Her throat was dry when she spoke, her voice surprisingly calm. "I missed so much over the years, Richard. I can't blame you. It was my job, it was myself. I chose to be with you, I chose to stay every time I thought that I should leave. I can't. Not even now. So please don't make me. Let's say this means more to me than I thought it did. My job, all of this. I just don't want to be the cancer victim or the patient. I want to be me for as long as I can. Do you understand?"
Richard nodded. "So where do we go from here?"
Laura squeezed his hand in that gentle way of hers and sat down in the chair in front of him. "You summoned me. You wanted to talk to me."

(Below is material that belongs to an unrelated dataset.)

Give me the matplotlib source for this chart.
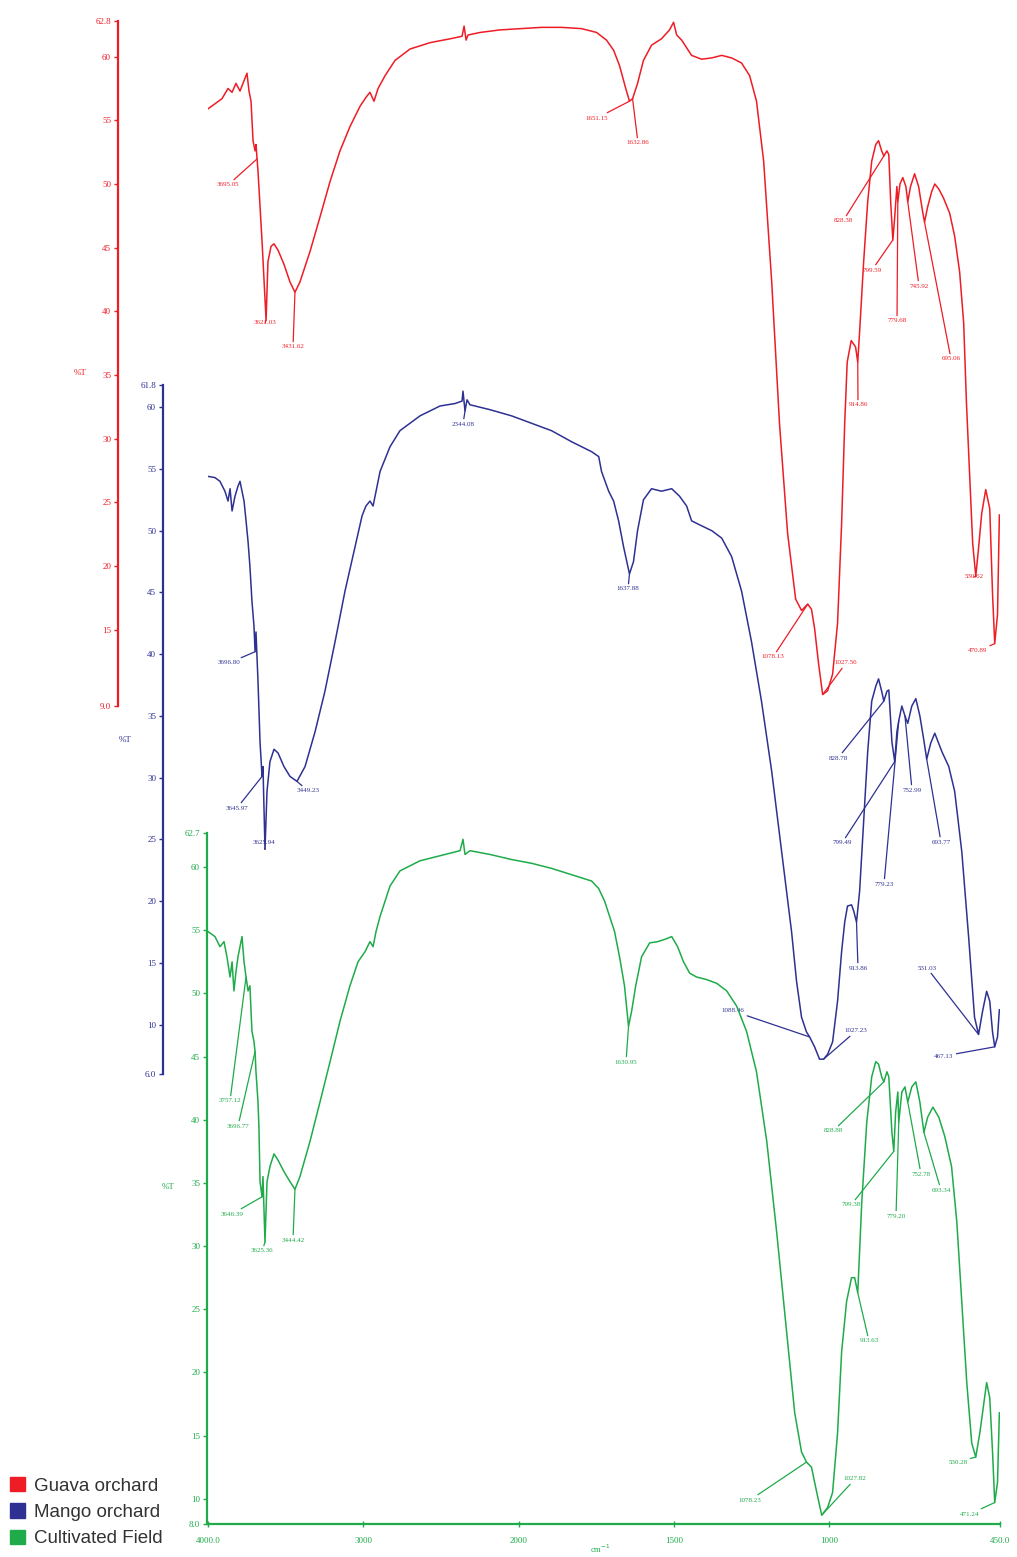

He nodded again. "It all seems so insignificant right now."
"I like insignificant, tell me more." Laura pleaded.
Richard walked behind his desk, his voice presidential now which made her smile. "Cylon agents were caught in Caprica City. They wanted to get access to the defense main frame. Gaius Baltar turned them in."
Laura shook her head, afraid to ask.
"I know," Richard went on. "It seems they wanted to attack the Colonies, all of them at once. Can you imagine that? A couple of weeks ago all of our lives could've changed. They had nukes. The military found them. Secret operation which never happened if you know what I mean. Seems we are safe now, but what if they had gone through with it? What then? A Cylon attack, a genocide? I just cannot stop thinking about that."
Laura stared ahead. The possibility of the scenario scared her. It was unsettling to know that she might have died four weeks ago. Unsettling because she wondered what difference it would've made for her. What would've changed? After all, dead was dead – or wasn't it?